Menu
Date: April 20, 2022

Still Sloppy, Choppy & Frustrating

Stocks staged an impressive rally on Turnaround Tuesday, however we still did not see volume in stocks going up overwhelm that in stocks going down. The price action was strong and leadership was powerful. But remember, it was one single day. And for those operating on the thesis that this is a bear market, those kinds of rallies can and occur often. I am not one of them, but it should be said. Buying strength and selling weakness is tough in this market as momentum has been ebbed.

Stock market index leadership appears to be finally coming to light with the S&P 400 and Russell 2000 trying. That would be really good if it happens, but we have been down this road before. Semis and banks have been hit hard, but have bounced strongly. They need to resist falling to new lows again. Transports collapsed and then surged. For the life of me, I cannot make heads or tails of this sector right now. Maybe you can.
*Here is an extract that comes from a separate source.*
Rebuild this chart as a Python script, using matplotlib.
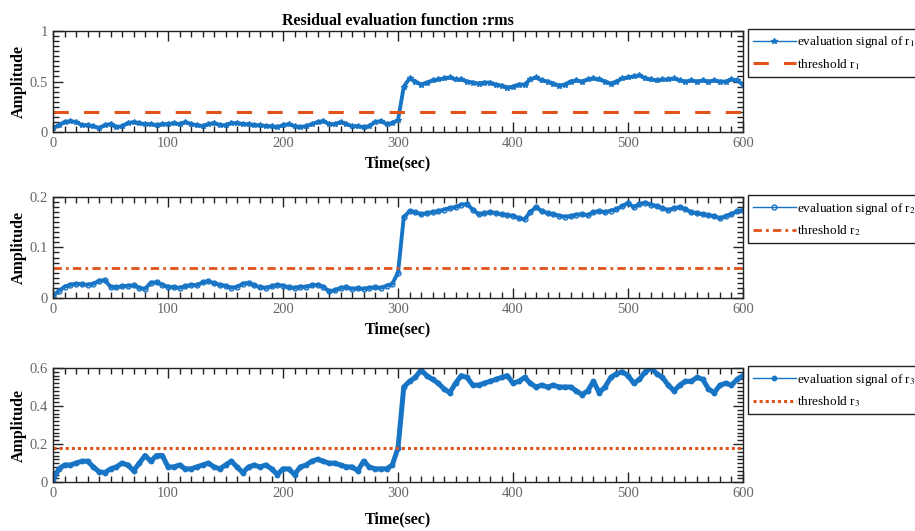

Finally, high yield bonds remain mired. That absolutely must change.

To keep repeating myself, 2022 is not the year for equities. It’s choppy. It’s sloppy. It’s frustrating. It requires patience and time to get near to the Fed’s end like we saw in early 1995 and 2019. Without recession in 2023, the Dow should see 40,000. For now, we wait.

On Monday we bought levered Russell 2000, KBE, FAPR and more levered NDX . On Tuesday we bought levered inverse S&P 500, FIVE, MDY, IWM and more SOXL. We sold TGNA and some FTEC and large cap value.